* _Given task_
Without the images, write out the whole listing exactly.

* _Given data_
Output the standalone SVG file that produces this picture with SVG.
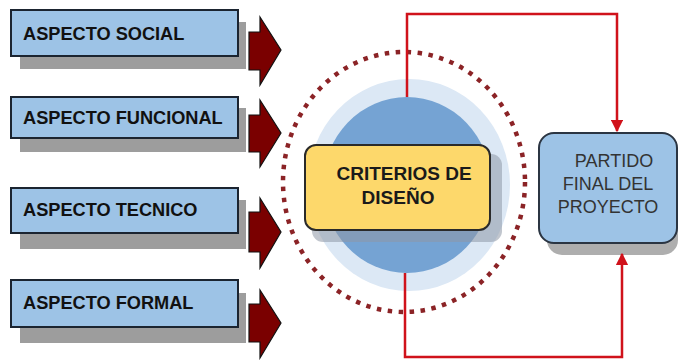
<svg xmlns="http://www.w3.org/2000/svg" width="678" height="360" viewBox="0 0 678 360">
<defs>
<style>
.shadow{fill:#8c8c8c;opacity:0.85}
.abox{fill:#9dc3e6;stroke:#1b2430;stroke-width:2}
.alabel{font-family:"Liberation Sans",Arial,sans-serif;font-weight:bold;font-size:18.2px;fill:#111}
.barrow{fill:#7a0000;stroke:#111;stroke-width:1.2}
.conn{fill:none;stroke:#d0121b;stroke-width:2.5}
.clabel{font-family:"Liberation Sans",Arial,sans-serif;font-weight:bold;font-size:19px;fill:#1a1a1a;text-anchor:middle}
.plabel{font-family:"Liberation Sans",Arial,sans-serif;font-size:18px;fill:#333;text-anchor:middle}
</style>
<marker id="ah" viewBox="0 0 10 10" refX="9" refY="5" markerWidth="5" markerHeight="5" orient="auto" markerUnits="strokeWidth">
<path d="M0,0 L10,5 L0,10 z" fill="#d0121b"/>
</marker>
</defs>
<rect width="678" height="360" fill="#ffffff"/>

<g id="aspecto-social">
<rect class="shadow" x="20" y="22" width="226" height="47"/>
<rect class="abox" x="11" y="10" width="227" height="46"/>
<text class="alabel" x="23" y="40">ASPECTO SOCIAL</text>
</g>
<g id="aspecto-funcional">
<rect class="shadow" x="20" y="108" width="226" height="44"/>
<rect class="abox" x="11" y="97" width="227" height="41"/>
<text class="alabel" x="23" y="124">ASPECTO FUNCIONAL</text>
</g>
<g id="aspecto-tecnico">
<rect class="shadow" x="20" y="200" width="226" height="49"/>
<rect class="abox" x="11" y="188" width="227" height="45"/>
<text class="alabel" x="23" y="216">ASPECTO TECNICO</text>
</g>
<g id="aspecto-formal">
<rect class="shadow" x="20" y="293" width="226" height="50"/>
<rect class="abox" x="11" y="280" width="227" height="47"/>
<text class="alabel" x="23" y="309">ASPECTO FORMAL</text>
</g>

<g id="block-arrows">
<path class="barrow" d="M249,32 L260,32 L260,17 L281,50 L260,85 L260,70 L249,70 z"/>
<path class="barrow" d="M249,115 L260,115 L260,100 L281,133 L260,167 L260,152 L249,152 z"/>
<path class="barrow" d="M249,212 L260,212 L260,198 L281,232 L260,268 L260,252 L249,252 z"/>
<path class="barrow" d="M249,304 L260,304 L260,290 L281,323 L260,358 L260,342 L249,342 z"/>
</g>

<g id="criterios">
<ellipse cx="404" cy="182" rx="121" ry="130" fill="none" stroke="#8b2326" stroke-width="4.5" stroke-dasharray="4.5 6.5"/>
<ellipse cx="409" cy="185" rx="101" ry="106" fill="#dce8f5"/>
<ellipse cx="407" cy="185" rx="84" ry="88" fill="#75a3d3"/>
<rect x="312" y="154" width="190" height="88" rx="11" fill="#8e98a6" opacity="0.55"/>
<rect x="305" y="145" width="185" height="85" rx="11" fill="#fdd86b" stroke="#2a2a2a" stroke-width="2"/>
<text class="clabel" x="404" y="180">CRITERIOS  DE</text>
<text class="clabel" x="398" y="204">DISEÑO</text>
</g>

<g id="partido">
<rect x="547" y="141" width="131" height="114" rx="15" fill="#9a9a9a" opacity="0.8"/>
<rect x="539" y="133" width="138" height="110" rx="15" fill="#9dc3e6" stroke="#2b3542" stroke-width="2"/>
<text class="plabel" x="614" y="167">PARTIDO</text>
<text class="plabel" x="608" y="190">FINAL DEL</text>
<text class="plabel" x="608" y="213">PROYECTO</text>
</g>

<g id="connectors">
<path class="conn" d="M407,97 L407,14 L617,14 L617,131" marker-end="url(#ah)"/>
<path class="conn" d="M405,273 L405,357 L622,357 L622,254" marker-end="url(#ah)"/>
</g>
</svg>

* _Task output_
Output the standalone SVG file that produces this picture with SVG.
<svg xmlns="http://www.w3.org/2000/svg" width="678" height="360" viewBox="0 0 678 360">
<defs>
<style>
.shadow{fill:#8c8c8c;opacity:0.85}
.abox{fill:#9dc3e6;stroke:#1b2430;stroke-width:2}
.alabel{font-family:"Liberation Sans",Arial,sans-serif;font-weight:bold;font-size:18.2px;fill:#111}
.barrow{fill:#7a0000;stroke:#111;stroke-width:1.2}
.conn{fill:none;stroke:#d0121b;stroke-width:2.5}
.clabel{font-family:"Liberation Sans",Arial,sans-serif;font-weight:bold;font-size:19px;fill:#1a1a1a;text-anchor:middle}
.plabel{font-family:"Liberation Sans",Arial,sans-serif;font-size:18px;fill:#333;text-anchor:middle}
</style>
<marker id="ah" viewBox="0 0 10 10" refX="9" refY="5" markerWidth="5" markerHeight="5" orient="auto" markerUnits="strokeWidth">
<path d="M0,0 L10,5 L0,10 z" fill="#d0121b"/>
</marker>
</defs>
<rect width="678" height="360" fill="#ffffff"/>

<g id="aspecto-social">
<rect class="shadow" x="20" y="22" width="226" height="47"/>
<rect class="abox" x="11" y="10" width="227" height="46"/>
<text class="alabel" x="23" y="40">ASPECTO SOCIAL</text>
</g>
<g id="aspecto-funcional">
<rect class="shadow" x="20" y="108" width="226" height="44"/>
<rect class="abox" x="11" y="97" width="227" height="41"/>
<text class="alabel" x="23" y="124">ASPECTO FUNCIONAL</text>
</g>
<g id="aspecto-tecnico">
<rect class="shadow" x="20" y="200" width="226" height="49"/>
<rect class="abox" x="11" y="188" width="227" height="45"/>
<text class="alabel" x="23" y="216">ASPECTO TECNICO</text>
</g>
<g id="aspecto-formal">
<rect class="shadow" x="20" y="293" width="226" height="50"/>
<rect class="abox" x="11" y="280" width="227" height="47"/>
<text class="alabel" x="23" y="309">ASPECTO FORMAL</text>
</g>

<g id="block-arrows">
<path class="barrow" d="M249,32 L260,32 L260,17 L281,50 L260,85 L260,70 L249,70 z"/>
<path class="barrow" d="M249,115 L260,115 L260,100 L281,133 L260,167 L260,152 L249,152 z"/>
<path class="barrow" d="M249,212 L260,212 L260,198 L281,232 L260,268 L260,252 L249,252 z"/>
<path class="barrow" d="M249,304 L260,304 L260,290 L281,323 L260,358 L260,342 L249,342 z"/>
</g>

<g id="criterios">
<ellipse cx="404" cy="182" rx="121" ry="130" fill="none" stroke="#8b2326" stroke-width="4.5" stroke-dasharray="4.5 6.5"/>
<ellipse cx="409" cy="185" rx="101" ry="106" fill="#dce8f5"/>
<ellipse cx="407" cy="185" rx="84" ry="88" fill="#75a3d3"/>
<rect x="312" y="154" width="190" height="88" rx="11" fill="#8e98a6" opacity="0.55"/>
<rect x="305" y="145" width="185" height="85" rx="11" fill="#fdd86b" stroke="#2a2a2a" stroke-width="2"/>
<text class="clabel" x="404" y="180">CRITERIOS  DE</text>
<text class="clabel" x="398" y="204">DISEÑO</text>
</g>

<g id="partido">
<rect x="547" y="141" width="131" height="114" rx="15" fill="#9a9a9a" opacity="0.8"/>
<rect x="539" y="133" width="138" height="110" rx="15" fill="#9dc3e6" stroke="#2b3542" stroke-width="2"/>
<text class="plabel" x="614" y="167">PARTIDO</text>
<text class="plabel" x="608" y="190">FINAL DEL</text>
<text class="plabel" x="608" y="213">PROYECTO</text>
</g>

<g id="connectors">
<path class="conn" d="M407,97 L407,14 L617,14 L617,131" marker-end="url(#ah)"/>
<path class="conn" d="M405,273 L405,357 L622,357 L622,254" marker-end="url(#ah)"/>
</g>
</svg>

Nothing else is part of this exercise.